RBI has returned the applications of several Indian startups who had applied for NBFC license

This is because many Chinese venture capital and private equity funds are registered in Mauritius where there are weaker norms to counter money laundering

India is trying to limit Chinese investment in its economy since border clashes between the two countries in June

With tighter scrutiny of Chinese investments coming into local Indian startups via tax havens like Mauritius, the Reserve Bank of India (RBI) has returned the applications of several Indian startups who were applying for the Non-Banking Financial Company (NBFC) license. Some of these Indian startups are Sequoia-backed BharatPe, Google Capital-backed CarDekho and digital banking startup Jupiter backed by Sequoia and Matrix Partners, sources aware of the developments told Times of India. 

Many Chinese venture capital (VC) and private equity (PE) funds are registered in Mauritius. With weaker norms to counter money laundering, many of these funds are on the Financial Action Task Force (FATF) list. These concerns have seen the RBI return three applications for NBFC licenses. 

“Mauritius being in the grey list was a concern for the RBI. But recent political issues have made it more sensitive. The regulator hasn’t rejected these applications but has indicated the applications have to wait longer before a review,” one of the sources cited above said. The border clashes between Indian and Chinese armies in Ladakh’s Galwan Valley in June have seen India try to limit Chinese influence in its economy. For this purpose, the government has made mentioning the ‘country of origin’ for products mandatory for ecommerce companies, to help the consumers make an informed decision, while the government consistently ups the ante against Chinese imports and calls for an ‘Aatma Nirbhar Bharat’ or self-reliant India. 

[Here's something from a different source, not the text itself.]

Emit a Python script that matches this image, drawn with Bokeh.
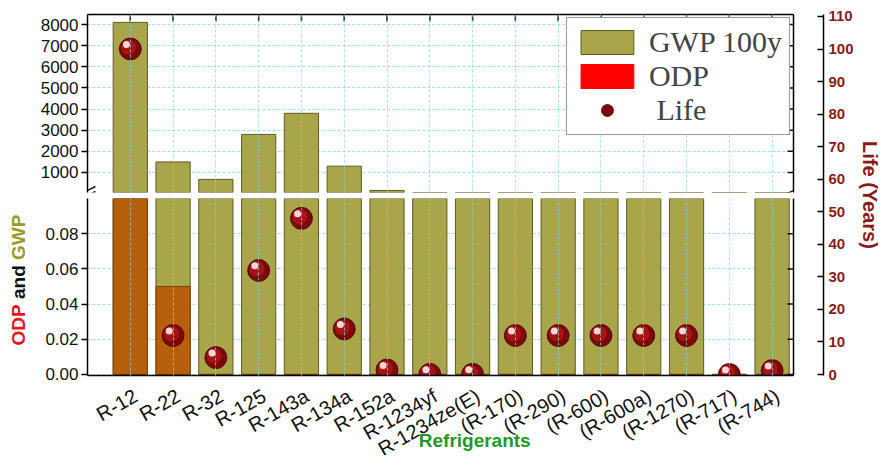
import numpy as np
from bokeh.plotting import figure
from bokeh.models import (Range1d, FixedTicker, NumeralTickFormatter, ColumnDataSource,
                          Legend, LegendItem, Arrow, LinearAxis)
from bokeh.layouts import row, column
from bokeh.transform import dodge
from bokeh.embed import file_html
from bokeh.resources import INLINE

# ---------------- data ----------------
refrigerants = ["R-12", "R-22", "R-32", "R-125", "R-143a", "R-134a", "R-152a", "R-1234yf",
                "R-1234ze(E)", "(R-170)", "(R-290)", "(R-600)", "(R-600a)", "(R-1270)",
                "(R-717)", "(R-744)"]
gwp_100y = [8100, 1500, 675, 2800, 3800, 1300, 150, 4, 6, 6, 3, 4, 3, 2, 0, 1]
odp = [1.0, 0.05, 0, 0, 0, 0, 0, 0, 0, 0, 0, 0, 0, 0, 0, 0]
life_years = [100, 12, 5.2, 32, 48, 14, 1.4, 0.03, 0.05, 12, 12, 12, 12, 12, 0.02, 1.2]
gwp_ticks = [1000, 2000, 3000, 4000, 5000, 6000, 7000, 8000]
odp_ticks = [0.0, 0.02, 0.04, 0.06, 0.08]
life_ticks = [0, 10, 20, 30, 40, 50, 60, 70, 80, 90, 100, 110]

xs = list(range(1, len(refrigerants) + 1))
src = ColumnDataSource(dict(x=xs, gwp=gwp_100y, odp=odp, life=life_years))

OLIVE = "#a9a54b"
OLIVE_LINE = "#5e5a2a"
ODP_FILL = "#b65f0c"
DARKRED = "#8b1a1a"
GRID = "#86d8e6"
FONT = "Liberation Sans"

# layout (pixels)
LEFT_STRIP = 30
BORDER_L = 57
FRAME_W = 706
BORDER_R = 10
BOT_H = 177
BOT_PAD = 9
STRIP_H = 71
X0, X1 = 0, 16.5
GWP_LO, GWP_HI = 54, 8473
ODP_LO, ODP_HI = -0.0006, 0.1
ODP_PX = (ODP_HI - ODP_LO) / BOT_H


def style_common(p):
    p.outline_line_color = None
    p.background_fill_color = "white"
    p.border_fill_color = "white"
    p.xgrid.ticker = FixedTicker(ticks=xs)
    p.xgrid.grid_line_color = GRID
    p.xgrid.grid_line_dash = "3 2"
    p.xgrid.grid_line_alpha = 0.7
    p.xgrid.level = "overlay"
    p.ygrid.grid_line_color = GRID
    p.ygrid.grid_line_dash = "3 2"
    p.ygrid.grid_line_alpha = 0.8
    ax = p.left[0]
    ax.axis_line_width = 1.5
    ax.major_tick_line_width = 1.5
    ax.minor_tick_line_color = None
    ax.major_label_text_font = FONT
    ax.major_label_text_font_size = "17px"
    ax.major_label_text_color = "#111111"
    ax.major_tick_out = 6
    ax.major_tick_in = 0
    ax.major_label_standoff = 3
    xa = p.above[0] if p.above else p.below[0]
    xa.ticker = FixedTicker(ticks=[])
    xa.axis_line_width = 1.5
    xa.major_tick_out = 0
    xa.major_tick_in = 0
    xa.major_label_standoff = 0
    xa.major_tick_line_color = None
    xa.minor_tick_line_color = None
    # right spine (line only)
    p.add_layout(LinearAxis(ticker=FixedTicker(ticks=[]), axis_line_width=1.5,
                            major_tick_out=0, major_tick_in=0, major_label_standoff=0,
                            major_tick_line_color=None, minor_tick_line_color=None), "right")


def add_balls(p, rng):
    base = p.scatter(x="x", y="life", source=src, y_range_name=rng, size=22,
                     fill_color="#7d0a0a", line_color="#4a0000", line_width=0.8)
    p.scatter(x=dodge("x", -0.04), y=dodge("life", 0.5), source=src, y_range_name=rng,
              size=15, fill_color="#a51515", line_color=None)
    p.scatter(x=dodge("x", -0.09), y=dodge("life", 1.4), source=src, y_range_name=rng,
              size=7, fill_color="#f6d6d6", line_color=None)
    return base


def inner_ticks_right(p, ticks):
    # tick marks on the right spine pointing inwards (outer half of each dash is clipped)
    p.scatter(x=[X1] * len(ticks), y=ticks, marker="dash", size=12,
              line_color="#111111", line_width=1.5)


# ---------------- left title strip ----------------
ylab = figure(frame_width=LEFT_STRIP, frame_height=455, min_border=0,
              x_range=Range1d(0, LEFT_STRIP), y_range=Range1d(0, 455),
              x_axis_location=None, y_axis_location=None,
              output_backend="svg", toolbar_location=None)
ylab.outline_line_color = None
ylab.grid.visible = False
ylab.text(x=[18, 18, 18], y=[124, 170.5, 209.5], text=["ODP", "and", "GWP"],
          angle=np.pi / 2, text_align="left", text_baseline="middle",
          text_font={"value": FONT}, text_font_style="bold", text_font_size="19px",
          text_color=["#e8141e", "#111111", "#9a9a1e"])

# ---------------- top section (GWP) ----------------
top = figure(frame_width=FRAME_W, frame_height=178, min_border_left=BORDER_L,
             min_border_right=BORDER_R, min_border_top=14, min_border_bottom=6,
             x_range=Range1d(X0, X1), y_range=Range1d(GWP_LO, GWP_HI), x_axis_location="above",
             output_backend="svg", toolbar_location=None)
top.extra_y_ranges = {"life": Range1d(55.9, 110.6)}
style_common(top)
top.left[0].ticker = FixedTicker(ticks=gwp_ticks)
top.ygrid.ticker = FixedTicker(ticks=gwp_ticks)

gwp_top = top.vbar(x="x", top="gwp", bottom=0, width=0.8, source=src,
                   fill_color=OLIVE, line_color=OLIVE_LINE, line_width=1)
# ODP values lie far below this section's range: only its legend swatch is needed here
odp_top = top.vbar(x="x", top="odp", bottom=0, width=0.8, source=src,
                   fill_color="#ff0000", line_color="#ff0000", visible=False)
ball_top = add_balls(top, "life")
# inward ticks on the top spine and right spine
top.scatter(x=xs, y=[GWP_HI] * len(xs), marker="dash", angle=np.pi / 2, size=14,
            line_color="#111111", line_width=1.5)
inner_ticks_right(top, gwp_ticks)

legend = Legend(items=[LegendItem(label="GWP 100y", renderers=[gwp_top]),
                       LegendItem(label="ODP", renderers=[odp_top]),
                       LegendItem(label=" Life", renderers=[ball_top])],
                location="top_right")
legend.label_text_font = "Liberation Serif"
legend.label_text_font_size = "30px"
legend.glyph_width = 66
legend.glyph_height = 30
legend.label_height = 30
legend.spacing = 0
legend.padding = 7
legend.margin = 3
legend.label_standoff = 9
legend.border_line_color = "#333333"
legend.border_line_width = 1
legend.background_fill_alpha = 1.0
legend.inactive_fill_alpha = 0.0
top.add_layout(legend)

# axis-break marks (canvas pixels of the top section)
for bx in [BORDER_L, BORDER_L + FRAME_W]:
    for yc in [190, 195]:
        top.add_layout(Arrow(x_start=bx - 8, y_start=yc + 4, x_end=bx + 8, y_end=yc - 4,
                             start_units="canvas", end_units="canvas", end=None,
                             line_color="#111111", line_width=1.5))

# ---------------- bottom section (ODP) ----------------
bot = figure(frame_width=FRAME_W, frame_height=BOT_H, min_border_left=BORDER_L,
             min_border_right=BORDER_R, min_border_top=0, min_border_bottom=BOT_PAD,
             x_range=top.x_range, y_range=Range1d(ODP_LO, ODP_HI),
             output_backend="svg", toolbar_location=None)
bot.extra_y_ranges = {"life": Range1d(-0.3, 54.1)}
style_common(bot)
bot.left[0].ticker = FixedTicker(ticks=odp_ticks)
bot.left[0].formatter = NumeralTickFormatter(format="0.00")
bot.ygrid.ticker = FixedTicker(ticks=odp_ticks)

bot.vbar(x="x", top="gwp", bottom=0, width=0.8, source=src,
         fill_color=OLIVE, line_color=OLIVE_LINE, line_width=1)
bot.vbar(x="x", top="odp", bottom=0, width=0.8, source=src,
         fill_color=ODP_FILL, line_color="#7a3f0a", line_width=1)
add_balls(bot, "life")
inner_ticks_right(bot, odp_ticks)
# outward category ticks below the bottom spine
bot.add_layout(Arrow(x_start="x", x_end="x", y_start=ODP_LO, y_end=ODP_LO - 6 * ODP_PX,
                     source=src, end=None, line_color="#111111", line_width=1.5))

# ---------------- category labels strip ----------------
strip = figure(frame_width=FRAME_W, frame_height=STRIP_H, min_border_left=BORDER_L,
               min_border_right=BORDER_R, min_border_top=0, min_border_bottom=0,
               x_range=top.x_range, y_range=Range1d(0, STRIP_H),
               x_axis_location=None, y_axis_location=None,
               output_backend="svg", toolbar_location=None)
strip.outline_line_color = None
strip.grid.visible = False
strip.text(x=xs, y=[STRIP_H] * len(xs), text=refrigerants, angle=0.52,
           text_align="right", text_baseline="top", text_font={"value": FONT},
           text_font_size="20px", text_color="#111111")
strip.text(x=[9.05], y=[15], text=["Refrigerants"], text_align="center",
           text_baseline="middle", text_font={"value": FONT}, text_font_style="bold",
           text_font_size="19px", text_color="#1e9a28")

# ---------------- life axis ----------------
lf = figure(frame_width=2, frame_height=361, min_border_left=18, min_border_right=57,
            min_border_top=14, min_border_bottom=80,
            x_range=Range1d(0, 1), y_range=Range1d(-0.3, 110.6),
            x_axis_location=None, y_axis_location="right",
            output_backend="svg", toolbar_location=None)
lf.outline_line_color = None
lf.grid.visible = False
lf.yaxis.ticker = FixedTicker(ticks=life_ticks)
lf.yaxis.major_tick_in = 6
lf.yaxis.major_tick_out = 0
lf.yaxis.minor_tick_line_color = None
lf.yaxis.axis_line_width = 1.5
lf.yaxis.major_tick_line_width = 1.5
lf.yaxis.major_label_text_font = FONT
lf.yaxis.major_label_text_font_style = "bold"
lf.yaxis.major_label_text_font_size = "15px"
lf.yaxis.major_label_text_color = DARKRED
lf.yaxis.major_label_standoff = 5
lf.yaxis.axis_label = "Life (Years)"
lf.yaxis.axis_label_text_font = FONT
lf.yaxis.axis_label_text_font_style = "bold"
lf.yaxis.axis_label_text_font_size = "20px"
lf.yaxis.axis_label_text_color = DARKRED
lf.yaxis.axis_label_standoff = 2

layout = row(ylab, column(top, bot, strip), lf)
open("out.html", "w").write(file_html(layout, INLINE))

Last month, the government also barred state-run telecom firms such as BSNL and MTNL from using equipment from Chinese telcos such as Huawei in their mobile network infrastructure. 

Tensions against China arose in April itself when India revised its Foreign Direct Investment (FDI) policy to prevent ‘opportunistic’ takeover of Indian firms reeling from the financial disruption caused by the Covid-19 pandemic and the resultant lockdown. According to the amendment, companies in neighbouring countries wanting to invest in Indian firms would require the prior approval of the Indian government. At the time, China called the move a violation of international trade principles. 

Expecting a decline in Chinese investments into the Indian startup economy, the Department for Promotion of Industry and Internal Trade (DPIIT), last month, was in talks with the Insurance Regulatory and Development Authority of India (IRDAI) and Securities and Exchange Board of India (SEBI) to deliberate whether state-run insurers and pension funds can be allowed to invest in government-backed startup-focused fund-of-funds.